REQUIREMENT:
Write out all the entries word for word and omit any pictures.

:: EXCERPTED RECORDS ::

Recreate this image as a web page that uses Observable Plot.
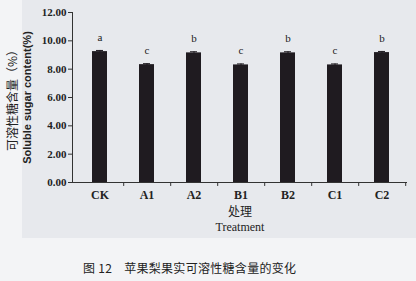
<!DOCTYPE html>
<html><head><meta charset="utf-8">
<script src="https://cdn.jsdelivr.net/npm/d3@7"></script>
<script src="https://cdn.jsdelivr.net/npm/@observablehq/plot@0.6"></script>
<style>
html,body{margin:0;padding:0;background:#f3f4f6;}
#wrap{position:relative;width:416px;height:281px;overflow:hidden;background:#f3f4f6;}
#panel{position:absolute;left:22px;top:0;width:394px;height:238px;background:#e7e9ed;}
#chart{position:absolute;left:0;top:0;}
#caption{position:absolute;left:83px;top:259px;font-family:"Noto Sans CJK SC",sans-serif;font-size:12px;color:#222;white-space:pre;letter-spacing:0.3px;}
</style></head>
<body><div id="wrap"><div id="panel"></div><div id="chart"></div><div id="caption">图 12    苹果梨果实可溶性糖含量的变化</div></div>
<script>
const categories = ["CK","A1","A2","B1","B2","C1","C2"];
const values = [9.24, 8.32, 9.15, 8.30, 9.15, 8.30, 9.17];
const errors = [0.08, 0.07, 0.08, 0.07, 0.08, 0.07, 0.08];
const letters = ["a","c","b","c","b","c","b"];
const yTicks = [0,2,4,6,8,10,12];
const yTitleCn = "可溶性糖含量（%）";
const yTitleEn = "Soluble sugar content(%)";
const xTitleCn = "处理";
const xTitleEn = "Treatment";

const data = categories.map((c,i)=>({cat:c, v:values[i], e:errors[i], l:letters[i]}));
const ink = "#1f1b20";
const serif = "'Liberation Serif', 'DejaVu Serif', serif";
const cjk = "'Noto Sans CJK SC', sans-serif";

const chart = Plot.plot({
  width: 416, height: 240,
  marginLeft: 72, marginRight: 9, marginTop: 12, marginBottom: 58,
  style: {background: "transparent", fontFamily: serif, color: "#222", overflow: "visible"},
  x: {domain: categories, range: [75, 407], paddingInner: 0.68, paddingOuter: 0.34, axis: null},
  y: {domain: [0, 12], axis: null},
  marks: [
    Plot.barY(data, {x: "cat", y: "v", fill: ink}),
    Plot.ruleX(data, {x: "cat", y1: d => d.v - d.e, y2: d => d.v + d.e, stroke: ink, strokeWidth: 1}),
    Plot.tickY(data, {x: "cat", y: d => d.v + d.e, stroke: ink, strokeWidth: 1, insetLeft: 4, insetRight: 4}),
    Plot.text(data, {x: "cat", y: d => d.v + d.e, text: "l", dy: -13, fontSize: 11, fontFamily: serif, fill: "#222"}),
    Plot.ruleY([0], {stroke: "#333", strokeWidth: 1}),
    Plot.frame({anchor: "left", stroke: "#333", strokeWidth: 1}),
    Plot.ruleX(categories, {x: d => d, y1: 0, y2: -0.28, dx: 23.7, stroke: "#333", strokeWidth: 1, clip: false}),
    Plot.axisY(yTicks, {label: null, tickSize: 4, tickPadding: 2, tickFormat: d => d.toFixed(2), fontSize: 11, fontWeight: "bold", fontFamily: serif, stroke: "#333", fill: "#222"}),
    Plot.axisX({tickSize: 0, tickPadding: 8, fontSize: 12, fontWeight: "bold", fontFamily: serif, fill: "#222", label: null}),
    Plot.text([yTitleCn], {frameAnchor: "left", textAnchor: "middle", dx: -59, rotate: -90, fontSize: 12, fontFamily: cjk, fill: "#222"}),
    Plot.text([yTitleEn], {frameAnchor: "left", textAnchor: "middle", dx: -45, rotate: -90, fontSize: 11, fontWeight: "bold", fontFamily: "'Liberation Sans', Arial, sans-serif", fill: "#222"}),
    Plot.text([xTitleCn], {frameAnchor: "bottom", dy: 33, fontSize: 12, fontFamily: cjk, fill: "#222"}),
    Plot.text([xTitleEn], {frameAnchor: "bottom", dy: 48, fontSize: 12, fontFamily: serif, fill: "#222"})
  ]
});
document.getElementById("chart").appendChild(chart);
</script></body></html>
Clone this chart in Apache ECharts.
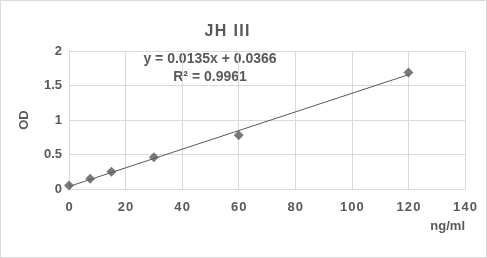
<!DOCTYPE html>
<html><head><meta charset="utf-8">
<script src="https://cdn.jsdelivr.net/npm/echarts@6/dist/echarts.min.js"></script>
<style>html,body{margin:0;padding:0;background:#fff}#c{width:487px;height:258px}</style>
</head><body><div id="c"></div>
<script>
const xValues = [0, 7.5, 15, 30, 60, 120];
const odValues = [0.05, 0.15, 0.25, 0.46, 0.78, 1.69];
const trendX = [0, 120];
const trendY = [0.0366, 1.6566];
const xTicks = [0, 20, 40, 60, 80, 100, 120, 140];
const yTicks = [0, 0.5, 1, 1.5, 2];
const titleText = 'JH III';
const eqText = 'y = 0.0135x + 0.0366';
const r2Text = 'R² = 0.9961';

const gray = '#595959';
const font = 'Liberation Sans, Arial, sans-serif';
const spaced = s => s.split('').join('\u200A');
const chart = echarts.init(document.getElementById('c'), null, {renderer: 'canvas'});
chart.setOption({
  animation: false,
  backgroundColor: '#fff',
  graphic: [
    {type: 'rect', shape: {x: 0.5, y: 0.5, width: 486, height: 257},
     style: {fill: 'none', stroke: '#d9d9d9', lineWidth: 1}},
    {type: 'text', x: 227, y: 32, style: {text: spaced(titleText), textAlign: 'center', textVerticalAlign: 'middle',
      fill: gray, font: 'bold 16px ' + font}},
    {type: 'text', x: 210, y: 59, style: {text: eqText, textAlign: 'center', textVerticalAlign: 'middle',
      fill: gray, font: 'bold 14px ' + font}},
    {type: 'text', x: 210, y: 77, style: {text: r2Text, textAlign: 'center', textVerticalAlign: 'middle',
      fill: gray, font: 'bold 14px ' + font}}
  ],
  grid: {left: 69, right: 22, top: 51, bottom: 69},
  xAxis: {
    type: 'value', min: 0, max: 140, interval: 20,
    name: 'ng/ml', nameLocation: 'end', nameGap: 0,
    nameTextStyle: {color: gray, fontSize: 13, fontWeight: 'bold', fontFamily: font,
      align: 'right', verticalAlign: 'top', padding: [31, 0, 0, 0]},
    axisLine: {show: true, lineStyle: {color: '#d9d9d9'}},
    axisTick: {show: false},
    axisLabel: {color: gray, fontSize: 13, fontWeight: 'bold', fontFamily: font, margin: 12,
      formatter: v => spaced(String(v))},
    splitLine: {show: true, lineStyle: {color: '#d9d9d9'}}
  },
  yAxis: {
    type: 'value', min: 0, max: 2, interval: 0.5,
    name: 'OD', nameLocation: 'middle', nameGap: 38, nameRotate: 90,
    nameTextStyle: {color: gray, fontSize: 13, fontWeight: 'bold', fontFamily: font},
    axisLine: {show: true, lineStyle: {color: '#d9d9d9'}},
    axisTick: {show: false},
    axisLabel: {color: gray, fontSize: 13, fontWeight: 'bold', fontFamily: font, margin: 7},
    splitLine: {show: true, lineStyle: {color: '#d9d9d9'}}
  },
  series: [
    {type: 'line', data: trendX.map((x, i) => [x, trendY[i]]), symbol: 'none',
     lineStyle: {color: gray, width: 1}, z: 2, silent: true},
    {type: 'scatter', data: xValues.map((x, i) => [x, odValues[i]]), symbol: 'diamond', symbolSize: 10,
     itemStyle: {color: gray}, z: 3}
  ]
});
</script></body></html>
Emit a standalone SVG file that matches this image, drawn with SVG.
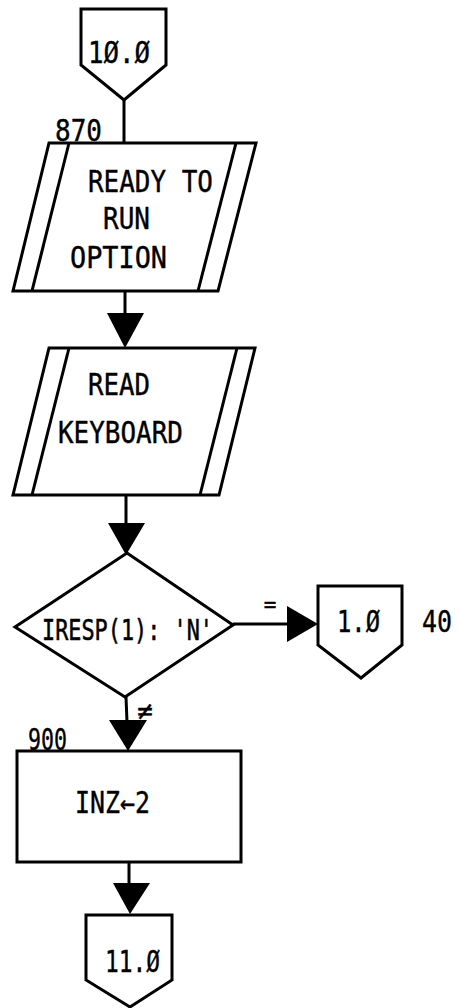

:::

CORRECT RESULT:
Recreate this image as a web page that uses Observable Plot.
<!DOCTYPE html>
<html><head><meta charset="utf-8">
<script src="https://cdn.jsdelivr.net/npm/d3@7"></script>
<script src="https://cdn.jsdelivr.net/npm/@observablehq/plot@0.6"></script>
<style>
html,body{margin:0;padding:0;background:#f3f4f6;}
#wrap{position:relative;width:416px;height:281px;overflow:hidden;background:#f3f4f6;}
#panel{position:absolute;left:22px;top:0;width:394px;height:238px;background:#e7e9ed;}
#chart{position:absolute;left:0;top:0;}
#caption{position:absolute;left:83px;top:259px;font-family:"Noto Sans CJK SC",sans-serif;font-size:12px;color:#222;white-space:pre;letter-spacing:0.3px;}
</style></head>
<body><div id="wrap"><div id="panel"></div><div id="chart"></div><div id="caption">图 12    苹果梨果实可溶性糖含量的变化</div></div>
<script>
const categories = ["CK","A1","A2","B1","B2","C1","C2"];
const values = [9.24, 8.32, 9.15, 8.30, 9.15, 8.30, 9.17];
const errors = [0.08, 0.07, 0.08, 0.07, 0.08, 0.07, 0.08];
const letters = ["a","c","b","c","b","c","b"];
const yTicks = [0,2,4,6,8,10,12];
const yTitleCn = "可溶性糖含量（%）";
const yTitleEn = "Soluble sugar content(%)";
const xTitleCn = "处理";
const xTitleEn = "Treatment";

const data = categories.map((c,i)=>({cat:c, v:values[i], e:errors[i], l:letters[i]}));
const ink = "#1f1b20";
const serif = "'Liberation Serif', 'DejaVu Serif', serif";
const cjk = "'Noto Sans CJK SC', sans-serif";

const chart = Plot.plot({
  width: 416, height: 240,
  marginLeft: 72, marginRight: 9, marginTop: 12, marginBottom: 58,
  style: {background: "transparent", fontFamily: serif, color: "#222", overflow: "visible"},
  x: {domain: categories, range: [75, 407], paddingInner: 0.68, paddingOuter: 0.34, axis: null},
  y: {domain: [0, 12], axis: null},
  marks: [
    Plot.barY(data, {x: "cat", y: "v", fill: ink}),
    Plot.ruleX(data, {x: "cat", y1: d => d.v - d.e, y2: d => d.v + d.e, stroke: ink, strokeWidth: 1}),
    Plot.tickY(data, {x: "cat", y: d => d.v + d.e, stroke: ink, strokeWidth: 1, insetLeft: 4, insetRight: 4}),
    Plot.text(data, {x: "cat", y: d => d.v + d.e, text: "l", dy: -13, fontSize: 11, fontFamily: serif, fill: "#222"}),
    Plot.ruleY([0], {stroke: "#333", strokeWidth: 1}),
    Plot.frame({anchor: "left", stroke: "#333", strokeWidth: 1}),
    Plot.ruleX(categories, {x: d => d, y1: 0, y2: -0.28, dx: 23.7, stroke: "#333", strokeWidth: 1, clip: false}),
    Plot.axisY(yTicks, {label: null, tickSize: 4, tickPadding: 2, tickFormat: d => d.toFixed(2), fontSize: 11, fontWeight: "bold", fontFamily: serif, stroke: "#333", fill: "#222"}),
    Plot.axisX({tickSize: 0, tickPadding: 8, fontSize: 12, fontWeight: "bold", fontFamily: serif, fill: "#222", label: null}),
    Plot.text([yTitleCn], {frameAnchor: "left", textAnchor: "middle", dx: -59, rotate: -90, fontSize: 12, fontFamily: cjk, fill: "#222"}),
    Plot.text([yTitleEn], {frameAnchor: "left", textAnchor: "middle", dx: -45, rotate: -90, fontSize: 11, fontWeight: "bold", fontFamily: "'Liberation Sans', Arial, sans-serif", fill: "#222"}),
    Plot.text([xTitleCn], {frameAnchor: "bottom", dy: 33, fontSize: 12, fontFamily: cjk, fill: "#222"}),
    Plot.text([xTitleEn], {frameAnchor: "bottom", dy: 48, fontSize: 12, fontFamily: serif, fill: "#222"})
  ]
});
document.getElementById("chart").appendChild(chart);
</script></body></html>
Clone this chart in Apache ECharts.
<!DOCTYPE html>
<html><head><meta charset="utf-8">
<script src="https://cdn.jsdelivr.net/npm/echarts@6/dist/echarts.min.js"></script>
<style>html,body{margin:0;padding:0;background:#fff}#c{width:487px;height:258px}</style>
</head><body><div id="c"></div>
<script>
const xValues = [0, 7.5, 15, 30, 60, 120];
const odValues = [0.05, 0.15, 0.25, 0.46, 0.78, 1.69];
const trendX = [0, 120];
const trendY = [0.0366, 1.6566];
const xTicks = [0, 20, 40, 60, 80, 100, 120, 140];
const yTicks = [0, 0.5, 1, 1.5, 2];
const titleText = 'JH III';
const eqText = 'y = 0.0135x + 0.0366';
const r2Text = 'R² = 0.9961';

const gray = '#595959';
const font = 'Liberation Sans, Arial, sans-serif';
const spaced = s => s.split('').join('\u200A');
const chart = echarts.init(document.getElementById('c'), null, {renderer: 'canvas'});
chart.setOption({
  animation: false,
  backgroundColor: '#fff',
  graphic: [
    {type: 'rect', shape: {x: 0.5, y: 0.5, width: 486, height: 257},
     style: {fill: 'none', stroke: '#d9d9d9', lineWidth: 1}},
    {type: 'text', x: 227, y: 32, style: {text: spaced(titleText), textAlign: 'center', textVerticalAlign: 'middle',
      fill: gray, font: 'bold 16px ' + font}},
    {type: 'text', x: 210, y: 59, style: {text: eqText, textAlign: 'center', textVerticalAlign: 'middle',
      fill: gray, font: 'bold 14px ' + font}},
    {type: 'text', x: 210, y: 77, style: {text: r2Text, textAlign: 'center', textVerticalAlign: 'middle',
      fill: gray, font: 'bold 14px ' + font}}
  ],
  grid: {left: 69, right: 22, top: 51, bottom: 69},
  xAxis: {
    type: 'value', min: 0, max: 140, interval: 20,
    name: 'ng/ml', nameLocation: 'end', nameGap: 0,
    nameTextStyle: {color: gray, fontSize: 13, fontWeight: 'bold', fontFamily: font,
      align: 'right', verticalAlign: 'top', padding: [31, 0, 0, 0]},
    axisLine: {show: true, lineStyle: {color: '#d9d9d9'}},
    axisTick: {show: false},
    axisLabel: {color: gray, fontSize: 13, fontWeight: 'bold', fontFamily: font, margin: 12,
      formatter: v => spaced(String(v))},
    splitLine: {show: true, lineStyle: {color: '#d9d9d9'}}
  },
  yAxis: {
    type: 'value', min: 0, max: 2, interval: 0.5,
    name: 'OD', nameLocation: 'middle', nameGap: 38, nameRotate: 90,
    nameTextStyle: {color: gray, fontSize: 13, fontWeight: 'bold', fontFamily: font},
    axisLine: {show: true, lineStyle: {color: '#d9d9d9'}},
    axisTick: {show: false},
    axisLabel: {color: gray, fontSize: 13, fontWeight: 'bold', fontFamily: font, margin: 7},
    splitLine: {show: true, lineStyle: {color: '#d9d9d9'}}
  },
  series: [
    {type: 'line', data: trendX.map((x, i) => [x, trendY[i]]), symbol: 'none',
     lineStyle: {color: gray, width: 1}, z: 2, silent: true},
    {type: 'scatter', data: xValues.map((x, i) => [x, odValues[i]]), symbol: 'diamond', symbolSize: 10,
     itemStyle: {color: gray}, z: 3}
  ]
});
</script></body></html>
Emit a standalone SVG file that matches this image, drawn with SVG.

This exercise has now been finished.